Of course, history has been its own reward. Once the fuss died down, it was easier to see that Heaven’s Gate was an astonishing thing. Yes, it is too long — the opening Harvard scene might go altogether, allowing the film to start as James Averill (Kris Kristofferson) arrives in Wyoming. But over the years, the film’s reputation has steadily improved, and I heard Steven say on a few occasions that he reckoned he might live to see the word “masterpiece” descending on it like one of Wyoming’s great sunsets. Alas, not quite, but nearly.

The Bach fired from UA was in his early 40s, at which time he might have become a great creative executive. But he was wounded and as he went away to write Final Cut, the writer and the teacher emerged. He began to teach, at Columbia and Bennington, where he was famous for gently scolding young people for ignoring films made before they were born. As a writer, he moved on from Final Cut to three large biographies — on Marlene Dietrich, Moss Hart and Leni Riefenstahl. In all of these, his research was prolonged and ingenious, his knowledge of the business unrivaled and his human sympathy always felt.

Of his three subjects, I’d guess he felt the most for Moss Hart. He adored Dietrich (and had studied with her mentor, Josef von Sternberg) but knew she was a monster, too, just as he knew his essential duty with Riefenstahl was to reveal a liar. Alas, the Moss Hart book was the least impressive, largely because Steven wasn’t able to get as deep into Hart’s sexual double life as he wished. Hart was married, but he was gay.
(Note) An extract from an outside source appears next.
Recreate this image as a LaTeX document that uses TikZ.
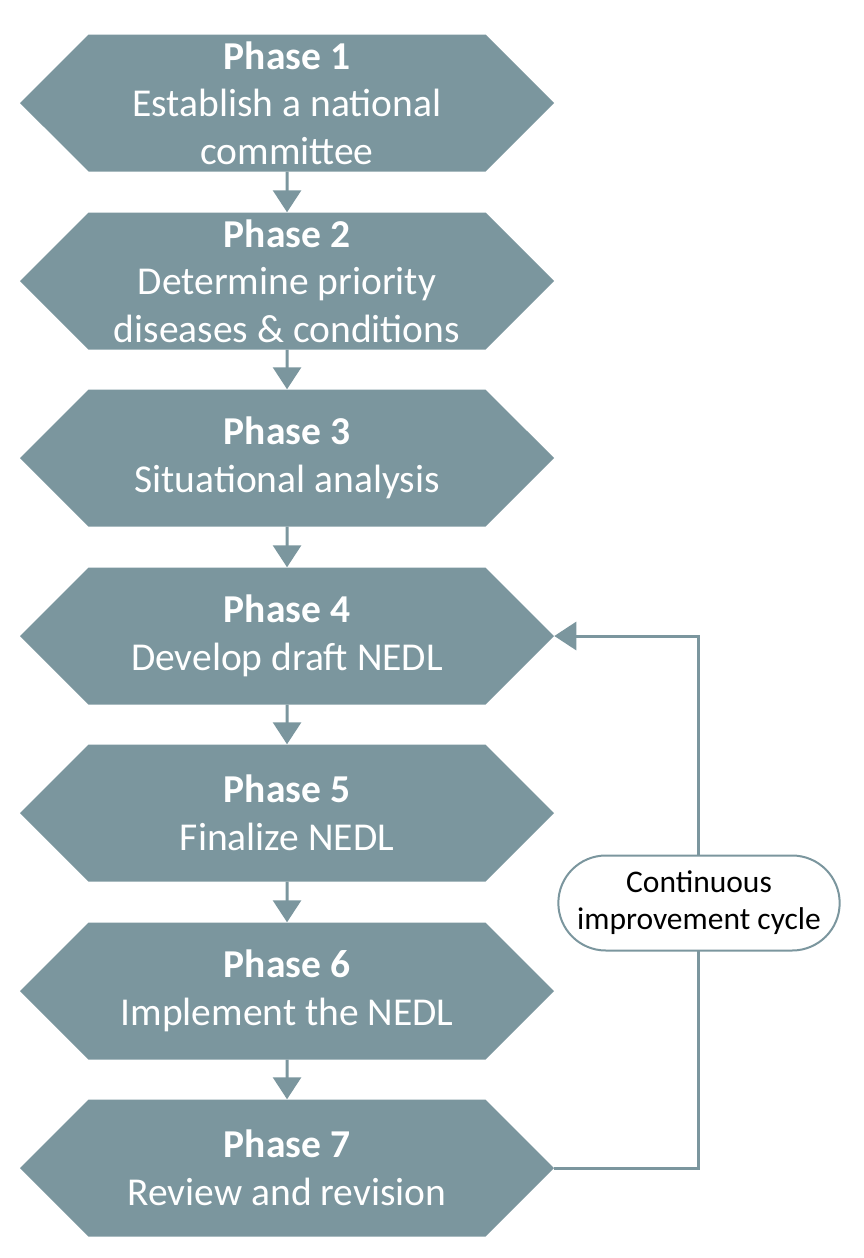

Steven, too, was gay, and I think his many friends knew that, but it was not a thing he talked about much. I don’t know why, but it may be that Idaho had told him over and over again that such things were not for public discussion.

I knew Steven as a colleague in the business of writing those books. We only saw each other occasionally, for we were sited on opposite coasts, but we had a busy correspondence about all matters filmic, and we were part of a small corps of writers who helped each other with contacts, research clues and the overall worry that young people today don’t care about movie history. Along the way, we dedicated books to one another and we compared notes. We found it increasingly hard to mount such books or to make them successful. We had a dream, the two of us, that one day we might do an anthology of Hollywood gossip. It was to be called, “As Mary Astor said …” But, of course, we sighed, there’s hardly a publisher who knows who Mary Astor was.

In his last year or two, he was playing with a book on Noël Coward and we talked about it because I was English and had a mother who cherished every word from Coward’s lips but who probably never dreamed he was gay. It would have been a great subject, just as Steven’s Dietrich book is so merry and happy with the idea of the great Marlene playing herself, and always getting into frantic tie-breakers.

My life is lopsided without him, and I am too old to find new friends now. The older you get, the more you realize that friendship is the great subject and the great vulnerability, nearly as good and bad as having children.